ECLI:NL:CRVB:2015:1166
Centrale Raad van Beroep
- Hoger beroep
- Rechtspraak.nl
Hoger beroep inzake eigen bijdrage zorg AWBZ en peiljaarverlegging
In deze zaak gaat het om een hoger beroep van appellant tegen een uitspraak van de rechtbank Noord-Holland, waarin de rechtbank het beroep van appellant tegen een besluit van het CAK ongegrond heeft verklaard. Appellant is op grond van de Algemene Wet Bijzondere Ziektekosten (AWBZ) maandelijks een eigen bijdrage verschuldigd voor zorg met verblijf in een AWBZ-instelling. Het CAK heeft de eigen bijdrage voor appellant vastgesteld op € 499,16 per maand, met ingang van 1 januari 2013. Appellant heeft verzocht om een verlaging van deze eigen bijdrage, maar het CAK heeft dit verzoek afgewezen, omdat appellant niet onder de zak- en kleedgeldgrens blijft.
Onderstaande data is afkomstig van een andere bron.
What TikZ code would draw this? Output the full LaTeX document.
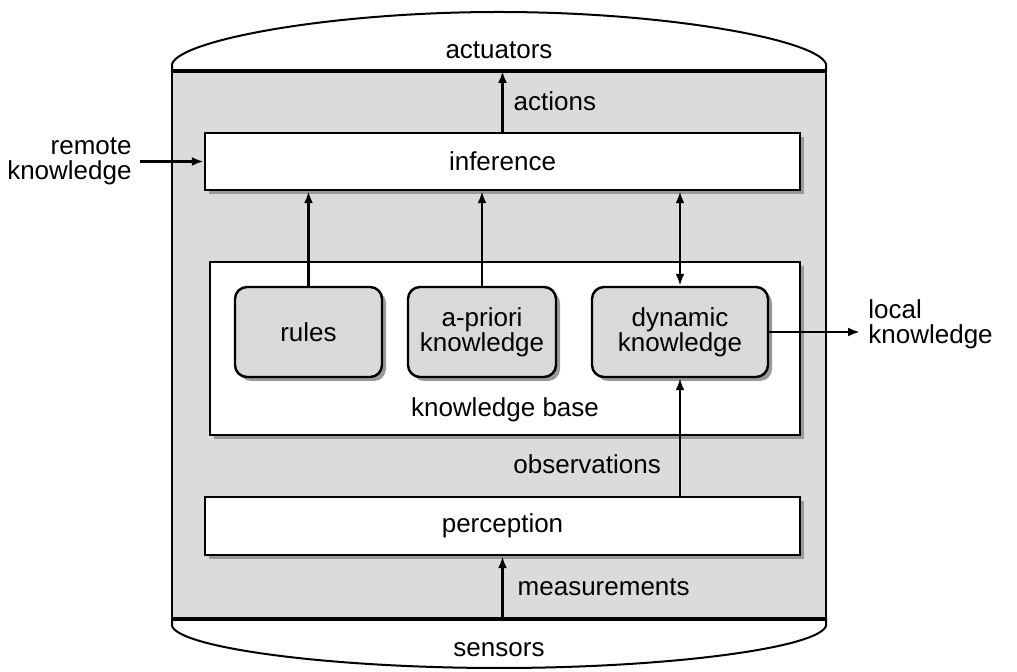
\documentclass[tikz,border=0pt]{standalone}
\usepackage{fontspec}
\setmainfont{Liberation Sans}
\usetikzlibrary{arrows.meta, positioning, shadows}

\begin{document}
\begin{tikzpicture}[
        x=0.5pt, y=-0.5pt,
        >={Latex[length=6pt, width=4.5pt]},
        font=\fontsize{13}{12.5}\selectfont,
        plant/.style={rectangle, draw, line width=1pt, fill=black!14,
                minimum width=327pt, minimum height=273pt},
        layerbox/.style={rectangle, draw, line width=1.2pt, fill=white, align=center,
                drop shadow={shadow xshift=2pt, shadow yshift=-2pt, fill=black!40, opacity=1}},
        unitbox/.style={rectangle, draw, line width=1.2pt, rounded corners=6pt,
                fill=black!15, align=center, minimum height=45pt,
                drop shadow={shadow xshift=2pt, shadow yshift=-2pt, fill=black!40, opacity=1}},
        capline/.style={line width=1pt},
        sepline/.style={line width=1.6pt},
        arrow/.style={->, line width=1.2pt},
        lbl/.style={inner sep=0pt, align=center},
        sidelab/.style={inner sep=4pt}, ]

        \useasboundingbox (0,0) rectangle (1017,672);

        % === PLANT (gray body with caps) ===
        \node[plant] (plant) at (499,345) {};
        \draw[capline] (172,72) -- (172,64) .. controls (180,40) and (330,12) .. (499,12)
                .. controls (668,12) and (818,40) .. (826,64) -- (826,72);
        \draw[capline] (172,618) -- (172,626) .. controls (180,648) and (330,668) .. (499,668)
                .. controls (668,668) and (818,648) .. (826,626) -- (826,618);
        \draw[sepline] (plant.north west) -- (plant.north east);
        \draw[sepline] (plant.south west) -- (plant.south east);
        \node[lbl] (actuators) at (499,50) {actuators};
        \node[lbl] (sensors) at (499,650) {sensors};

        % === LAYERS ===
        \node[layerbox, minimum width=297.5pt, minimum height=28.5pt] (inference) at (502.5,161.5) {inference};
        \node[layerbox, minimum width=295pt, minimum height=86.5pt] (kb) at (505,348.5) {};
        \node[lbl] (kblabel) at (505,410) {knowledge base};
        \node[layerbox, minimum width=297.5pt, minimum height=29pt] (perception) at (502.5,526) {perception};

        % === KNOWLEDGE UNITS ===
        \node[unitbox, minimum width=73.5pt] (rules) at (308.5,332) {rules};
        \node[unitbox, minimum width=74pt] (apriori) at (482,332) {a-priori\\knowledge};
        \node[unitbox, minimum width=88pt] (dynamic) at (680,332) {dynamic\\knowledge};

        % === OUTSIDE LABELS ===
        \node[sidelab, anchor=east, align=right] (remote) at (140,161.5) {remote\\knowledge};
        \node[sidelab, anchor=west, align=left] (local) at (860,324) {local\\knowledge};

        % === CONNECTIONS ===
        \draw[arrow] (inference.north) -- (inference.north |- plant.north)
                node[midway, right=5pt, inner sep=0pt] {actions};
        \draw[arrow] (rules.north) -- (rules.north |- inference.south);
        \draw[arrow] (apriori.north) -- (apriori.north |- inference.south);
        \draw[arrow, <->] (dynamic.north) -- (dynamic.north |- inference.south);
        \draw[arrow] (remote.east) -- (remote.east -| inference.west);
        \draw[arrow] (dynamic.east) -- (dynamic.east -| local.west);
        \draw[arrow] (dynamic.south |- perception.north) -- (dynamic.south)
                node[pos=0.27, left=9pt, inner sep=0pt] {observations};
        \draw[arrow] (perception.south |- plant.south) -- (perception.south)
                node[midway, right=7pt, inner sep=0pt] {measurements};
    \end{tikzpicture}
\end{document}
De rechtbank heeft geoordeeld dat het CAK terecht heeft gehandeld en dat er geen ruimte is voor een hardheidsclausule in de wetgeving die het mogelijk maakt om de eigen bijdrage te matigen.
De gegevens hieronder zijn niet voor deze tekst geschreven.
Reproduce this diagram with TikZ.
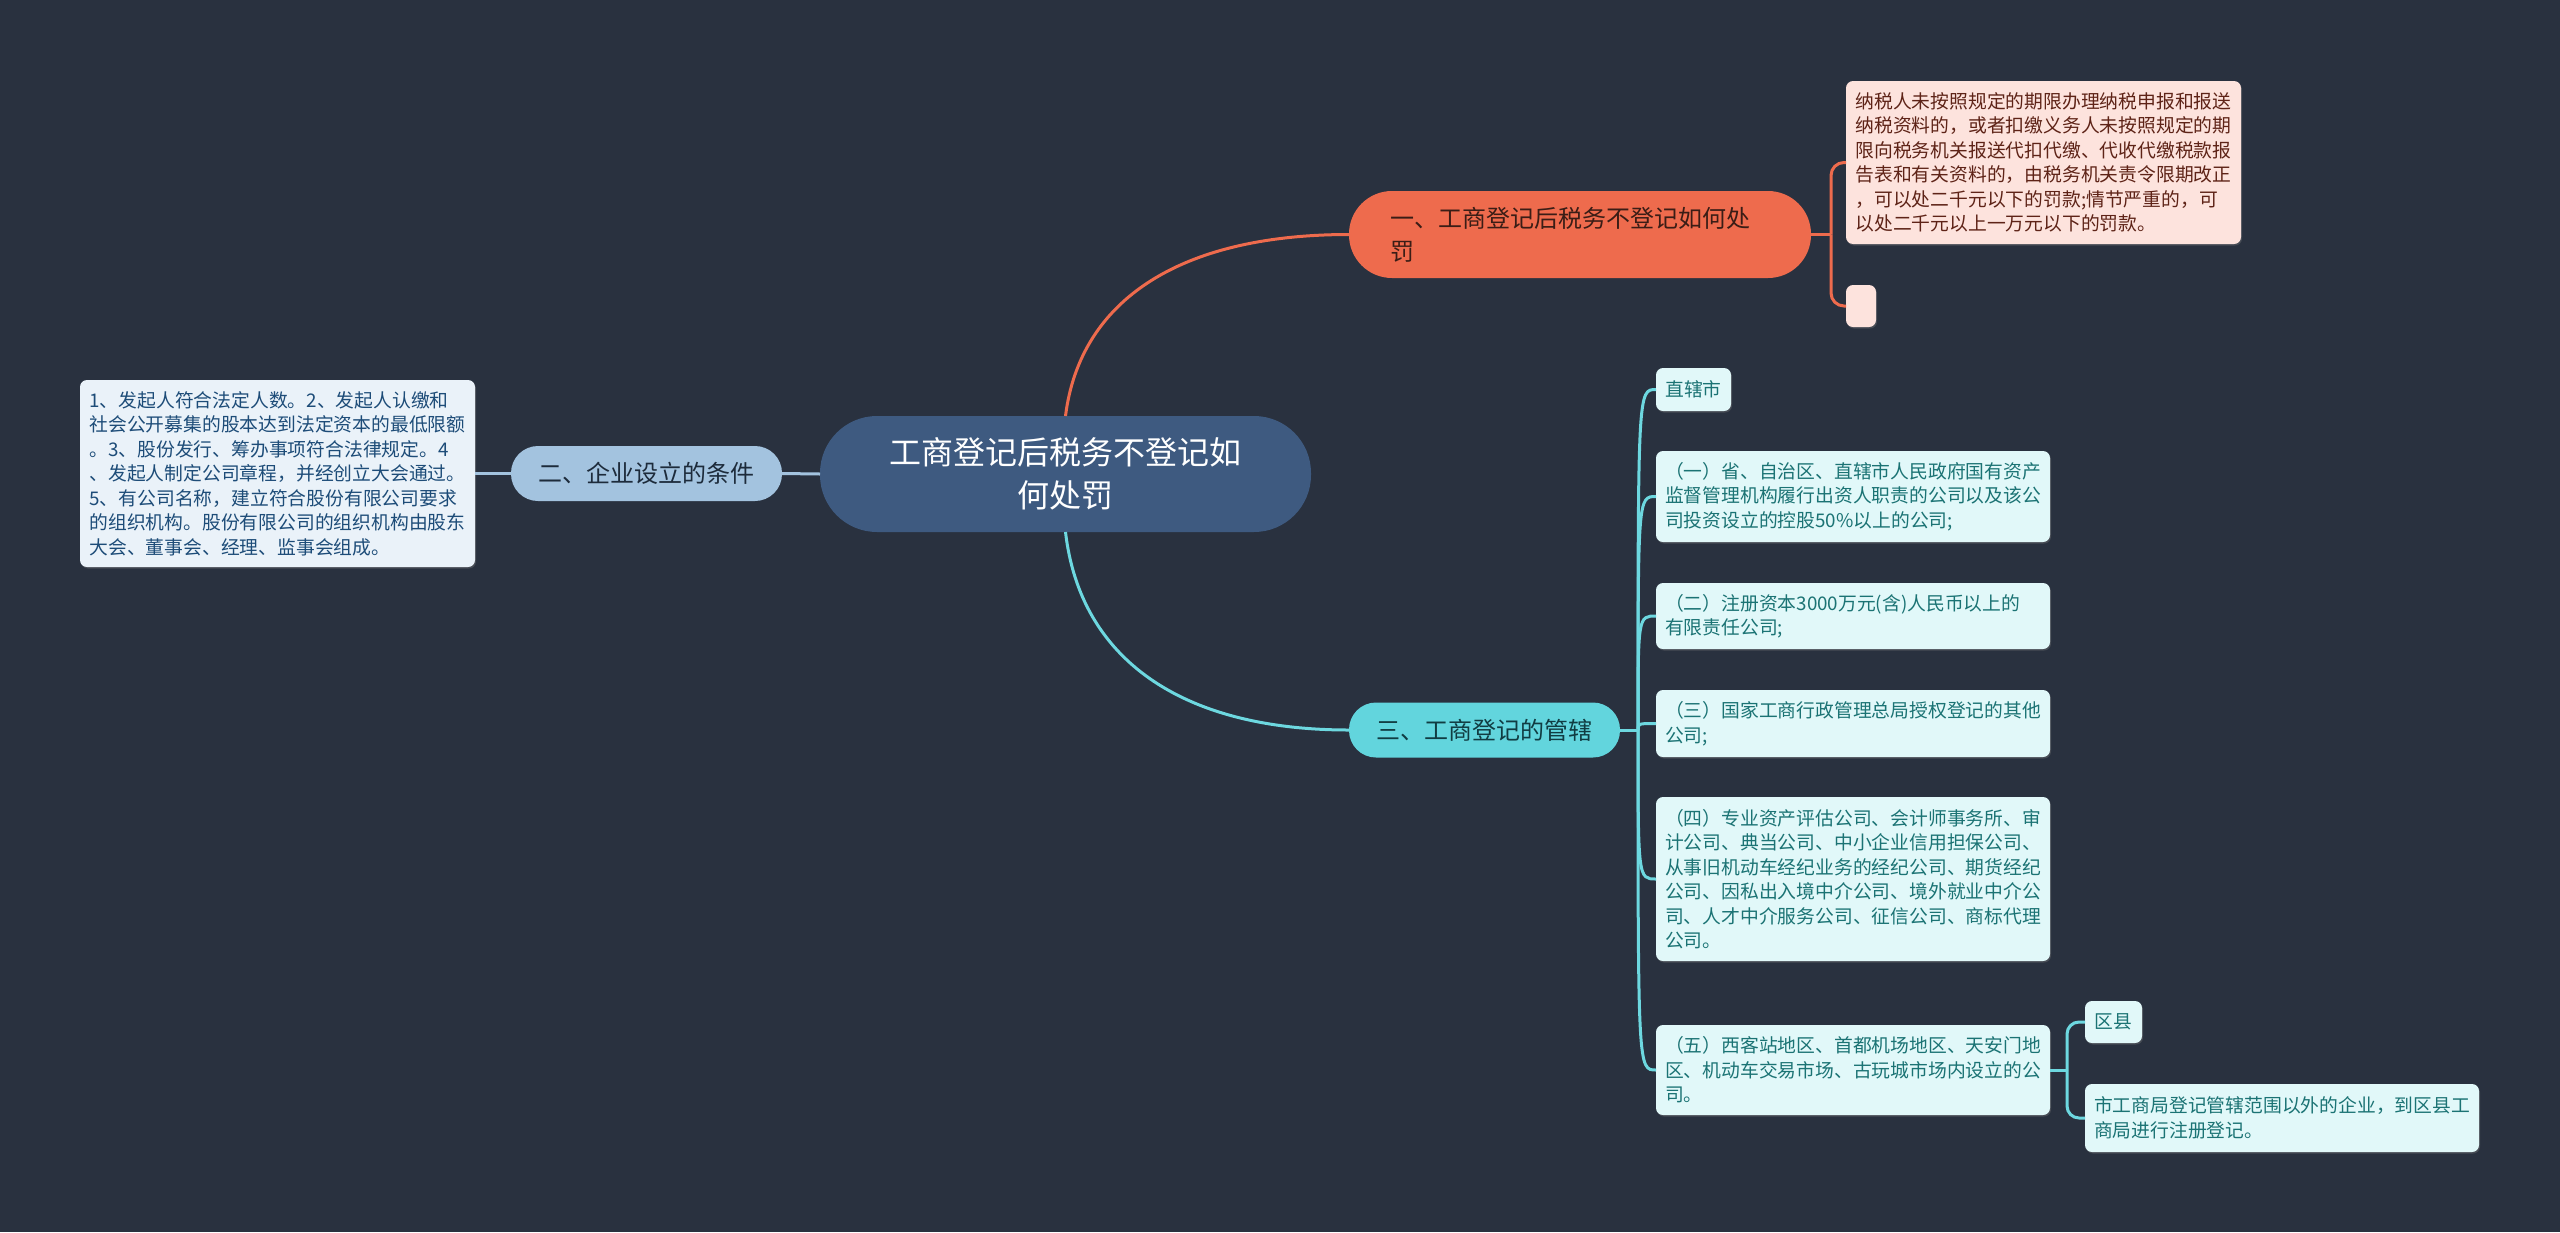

In hoger beroep heeft appellant aangevoerd dat de rechtbank ten onrechte heeft geoordeeld dat het CAK de peiljaarverlegging op juiste gronden heeft afgewezen. Appellant stelt dat de rechtbank niet is ingegaan op de onjuiste berekening van de eigen bijdrage en dat er rekening gehouden had moeten worden met zijn werkelijke loonheffing, het eigen risico van de zorgverzekering, en andere persoonlijke omstandigheden. De Centrale Raad van Beroep heeft echter geoordeeld dat de wetgeving dwingend en limitatief is en dat het CAK geen ruimte heeft om af te wijken van de vastgestelde regels. De Raad bevestigt de uitspraak van de rechtbank en oordeelt dat het hoger beroep van appellant niet slaagt. Er is geen aanleiding voor een proceskostenveroordeling.